A la veille de l’Assemblée générale des Nations Unies en 2005 s’est tenu un Sommet social au niveau des chefs d’Etat et de gouvernements qui a adopté et le concept et l’expression. Cette expression renvoie au thème de la Conférence mondiale de l’Emploi de 1976 concernant les besoins essentiels en  matière d’emploi, de revenu, d’éducation, de santé, de logement et de culture.

La Conférence mondiale de l’Emploi est venue 30 ans trop tôt. Elle n’était pas dans l’air du temps marqué depuis 1945 par les trente années glorieuses de l’après-guerre, entretenant l’illusion d’une croissance durable installée dans le siècle. Aujourd’hui la même Conférence serait d’actualité pour répondre à la montée inexorable du chômage due à la crise. Il faudrait qu’elle soit préparée par un secrétariat inter-organisations.

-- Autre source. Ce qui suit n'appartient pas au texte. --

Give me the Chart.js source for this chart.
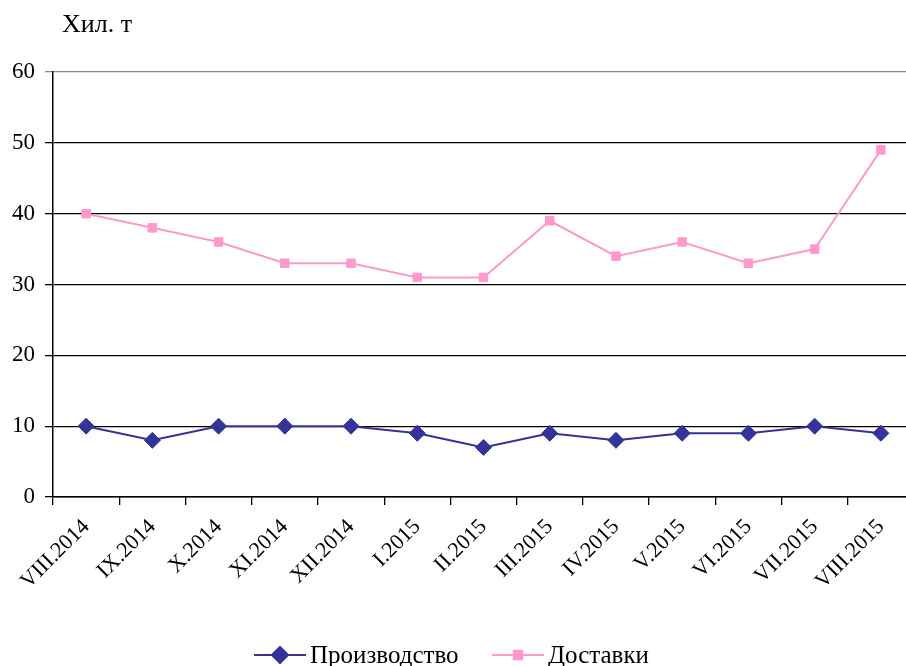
<!DOCTYPE html>
<html>
<head>
<meta charset="utf-8">
<script src="https://cdn.jsdelivr.net/npm/chart.js@4/dist/chart.umd.min.js"></script>
<style>
  html, body { margin: 0; padding: 0; background: #fff; overflow: hidden; }
</style>
</head>
<body>
<canvas id="chart" width="923" height="666"></canvas>
<script>
const months = ['VIII.2014', 'IX.2014', 'X.2014', 'XI.2014', 'XII.2014', 'I.2015', 'II.2015',
    'III.2015', 'IV.2015', 'V.2015', 'VI.2015', 'VII.2015', 'VIII.2015'];
const production = [10, 8, 10, 10, 10, 9, 7, 9, 8, 9, 9, 10, 9];
const deliveries = [40, 38, 36, 33, 33, 31, 31, 39, 34, 36, 33, 35, 49];
const unitLabel = 'Хил. т';
const seriesNames = ['Производство', 'Доставки'];

const navy = '#333399';
const pink = '#ff99cc';
const font = '"Liberation Serif", "Times New Roman", serif';

// axis caption and bottom legend (line + marker like the original)
const extras = {
    id: 'extras',
    afterDraw(chart) {
        const ctx = chart.ctx;
        ctx.save();
        ctx.fillStyle = '#000';
        ctx.font = '26px ' + font;
        ctx.textBaseline = 'alphabetic';
        ctx.fillText(unitLabel, 62, 32);

        const y = 655;
        const items = [
            { x: 254, color: navy, style: 'rectRot', r: 8, text: seriesNames[0] },
            { x: 492, color: pink, style: 'rect', r: 6, text: seriesNames[1] }
        ];
        ctx.font = '25px ' + font;
        ctx.textBaseline = 'middle';
        items.forEach(it => {
            ctx.strokeStyle = it.color;
            ctx.lineWidth = 2;
            ctx.beginPath();
            ctx.moveTo(it.x, y);
            ctx.lineTo(it.x + 52, y);
            ctx.stroke();
            ctx.fillStyle = it.color;
            Chart.helpers.drawPoint(ctx, { pointStyle: it.style, radius: it.r, borderWidth: 1 }, it.x + 26, y);
            ctx.fillStyle = '#000';
            ctx.fillText(it.text, it.x + 56, y + 1);
        });
        ctx.restore();
    }
};

new Chart(document.getElementById('chart'), {
    type: 'line',
    data: {
        labels: months,
        datasets: [{
            label: seriesNames[0],
            data: production,
            borderColor: navy,
            backgroundColor: navy,
            borderWidth: 2,
            pointStyle: 'rectRot',
            pointRadius: 8,
            pointBorderWidth: 1,
            tension: 0
        }, {
            label: seriesNames[1],
            data: deliveries,
            borderColor: pink,
            backgroundColor: pink,
            borderWidth: 2,
            pointStyle: 'rect',
            pointRadius: 6,
            pointBorderWidth: 1,
            tension: 0
        }]
    },
    options: {
        responsive: false,
        animation: false,
        layout: { padding: { top: 72, right: 0, left: 0, bottom: 0 } },
        plugins: {
            legend: { display: false },
            tooltip: { enabled: false }
        },
        scales: {
            x: {
                offset: true,
                afterFit: function (scale) {
                    scale.height = 169;
                    scale.paddingLeft = 0;
                    scale.paddingRight = 0;
                },
                grid: {
                    offset: true,
                    drawOnChartArea: false,
                    color: '#000',
                    lineWidth: 1.3,
                    tickLength: 8
                },
                border: { color: '#000', width: 1.5 },
                ticks: {
                    color: '#000',
                    font: { family: font, size: 22 },
                    maxRotation: 45,
                    minRotation: 45,
                    autoSkip: false,
                    padding: 9
                }
            },
            y: {
                min: 0,
                max: 60,
                afterFit: function (scale) {
                    scale.width = 53;
                    scale.paddingTop = 0;
                    scale.paddingBottom = 0;
                },
                grid: {
                    color: ctx => ctx.tick && ctx.tick.value === 60 ? '#888' : '#000',
                    lineWidth: 1.3,
                    tickLength: 8
                },
                border: { color: '#000', width: 1.5 },
                ticks: {
                    stepSize: 10,
                    color: '#000',
                    font: { family: font, size: 23 },
                    padding: 10
                }
            }
        }
    },
    plugins: [extras]
});
</script>
</body>
</html>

Ce sont, à n’en pas douter, des problèmes liés à la crise et à la récession dont, selon la rumeur,  la Chancelière de la République fédérale d’Allemagne, Angela Merkel, se serait récemment entretenue avec les chefs exécutifs du FMI, de la Banque mondiale, de l’OMC, de l’OCDE et du BIT, qu’elle avait invités à se rendre à Berlin. Selon les sources bien informées, elle aurait encouragé les intéressés à se concerter sur les politiques à mener au plan international pour faire en sorte que la justice sociale soit compatible avec la croissance et le progrès économique, comme l’affirment de nombreux textes solennels dans l’expression mais contredits dans les faits.

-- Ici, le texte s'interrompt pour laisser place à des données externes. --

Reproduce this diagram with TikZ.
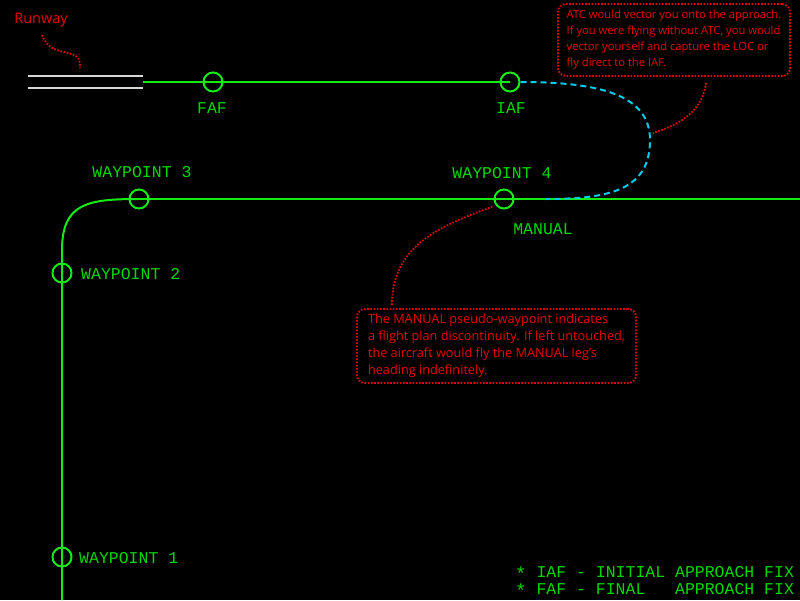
\documentclass[tikz,border=0pt]{standalone}
\usepackage{fontspec}
\setmainfont{Open Sans}
\newfontfamily\fmsfont{Liberation Mono}
\definecolor{fmsgreen}{RGB}{20,235,20}
\definecolor{fmstext}{RGB}{0,215,0}
\definecolor{noteRed}{RGB}{235,0,0}
\definecolor{appcyan}{RGB}{0,205,235}
\definecolor{rwygray}{RGB}{215,215,215}
\begin{document}
\begin{tikzpicture}[x=1pt,y=-1pt,
  fix/.style={circle, draw=fmsgreen, line width=2pt, minimum size=19pt, inner sep=0pt},
  route/.style={draw=fmsgreen, line width=2pt},
  approach/.style={draw=appcyan, line width=2pt, dash pattern=on 6pt off 4pt},
  fmslabel/.style={text=fmstext, font=\fmsfont\fontsize{16.5}{17}\selectfont, inner sep=0pt},
  note/.style={draw=noteRed, line width=1.8pt, dash pattern=on 1.6pt off 1.6pt, rounded corners=8pt, text=noteRed, align=left, inner sep=0pt},
  leader/.style={draw=noteRed, line width=1.8pt, dash pattern=on 1.6pt off 1.6pt},
  rwyline/.style={draw=rwygray, line width=2pt}]
\fill[black] (0,0) rectangle (800,600);
\useasboundingbox (0,0) rectangle (800,600);

% runway
\coordinate (rwyA1) at (28,76);
\coordinate (rwyB1) at (143,76);
\coordinate (rwyA2) at (28,88);
\coordinate (rwyB2) at (143,88);
\coordinate (rwyend) at (143,82);
\draw[rwyline] (rwyA1) -- (rwyB1);
\draw[rwyline] (rwyA2) -- (rwyB2);

% fixes
\node[fix] (faf) at (213,82) {};
\node[fix] (iaf) at (510,82) {};
\node[fix] (wp3) at (139,199) {};
\node[fix] (wp4) at (504,199) {};
\node[fix] (wp2) at (62,273) {};
\node[fix] (wp1) at (62,557) {};

\coordinate (rightend) at (800,199);
\coordinate (corner) at (62,250);
\coordinate (bottom) at (62,600);
\coordinate (join) at (545,199);

% routes
\draw[route] (rwyend) -- (faf.center) -- (iaf.center);
\draw[route] (wp3.center) -- (wp4.center) -- (rightend);
\draw[route] (bottom) -- (wp1.center) -- (wp2.center) -- (corner)
  .. controls (62,203) and (88,199) .. (wp3.center);
\draw[approach] (iaf.east) .. controls (600,82) and (650,95) .. (650,140)
  .. controls (650,190) and (610,199) .. (join);

% labels
\node[fmslabel, anchor=base] (faflbl) at (212,113) {FAF};
\node[fmslabel, anchor=base] (iaflbl) at (511,113) {IAF};
\node[fmslabel, anchor=base] (wp3lbl) at (142,177) {WAYPOINT 3};
\node[fmslabel, anchor=base] (wp4lbl) at (502,178) {WAYPOINT 4};
\node[fmslabel, anchor=base] (manlbl) at (543,234) {MANUAL};
\node[fmslabel, anchor=base west] (wp2lbl) at (81,279) {WAYPOINT 2};
\node[fmslabel, anchor=base west] (wp1lbl) at (79,563) {WAYPOINT 1};
\node[fmslabel, align=left, anchor=base west] (legend) at (515,594)
  {\raisebox{-3.5pt}{\fontsize{19}{19}\selectfont*}\ IAF\ -\ INITIAL\ APPROACH\ FIX\\
   \raisebox{-3.5pt}{\fontsize{19}{19}\selectfont*}\ FAF\ -\ FINAL\ \ \ APPROACH\ FIX};

% notes
\node[text=noteRed, font=\fontsize{14.5}{17}\selectfont, inner sep=0pt] (rwylbl) at (41,20) {Runway};
\coordinate (rwyptA) at (42,35);
\coordinate (rwyptB) at (80,68);
\draw[leader] (rwyptA) .. controls (48,50) and (58,50) .. (68,53)
  .. controls (80,56) and (80,60) .. (rwyptB);

\node[note, font=\fontsize{11.2}{16}\selectfont, minimum width=232pt, minimum height=72pt] (atcnote) at (674,40)
  {ATC would vector you onto the approach.\\
   If you were flying without ATC, you would\\
   vector yourself and capture the LOC or\\
   fly direct to the IAF.};
\coordinate (atcA) at (706,83);
\coordinate (atcB) at (653,133);
\draw[leader] (atcA) .. controls (703,110) and (680,125) .. (atcB);

\node[note, font=\fontsize{12.7}{17}\selectfont, minimum width=279pt, minimum height=74pt] (mannote) at (496.5,346)
  {The MANUAL pseudo-waypoint indicates\\
   a flight plan discontinuity. If left untouched,\\
   the aircraft would fly the MANUAL leg's\\
   heading indefinitely.};
\coordinate (manA) at (392,305);
\coordinate (manB) at (494,206);
\draw[leader] (manA) .. controls (392,245) and (440,226) .. (manB);
\end{tikzpicture}
\end{document}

J’espère que les mêmes personnalités seront invitées lors de la  Réunion du G20 de  Londres en avril.

Si la justice sociale a indéniablement un coût et j’ajoute la défense agressive de l’environnement désormais indissociable  pour l’opinion publique ; ces deux objectifs du développement durable génèrent des emplois, donc des rentrées fiscales confortant la protection sociale.

A la suite des travaux de la Commission de haut niveau sur la dimension sociale de la mondialisation et en écho à la résolution adoptée en 2005 par le Sommet social des chefs d’Etats et de gouvernement, le Bureau, avec l’accord du Conseil d’administration, a engagé un processus de consultations systématiques avec les partenaires sociaux et les gouvernements. A l’issue de ces consultations, le Directeur général a soumis à la Conférence de 2008, lors de sa dernière session,  un rapport sur la réalisation de l’Agenda  du travail décent, des stratégies à suivre.

Au terme d’un débat d’une grande intensité, la Conférence internationale du Travail a convenu de lui donner le titre de « Déclaration sur la justice sociale pour une mondialisation équitable ». Cette Déclaration a été adoptée le 10 juin 2008. Elle est à la fois un texte refondateur et mobilisateur susceptible d’atteindre tous les décideurs en matière économique et sociale. Elle repose sur quatre objectifs inséparables, interdépendants et se renforçant mutuellement : l’emploi, la protection sociale, le dialogue social et les droits fondamentaux de l’homme au travail.

La Déclaration constitue une feuille de route. Elle est un défi pour l’OIT et pour le Bureau et pour le futur.

Je ne doute pas qu’elle restera fidèle à son choix initial de la liberté et de la démocratie qui « demeure la moins mauvaise des solutions quand on a éliminé toutes les autres » suivant la célèbre formule que l’on prête à Winston Churchill.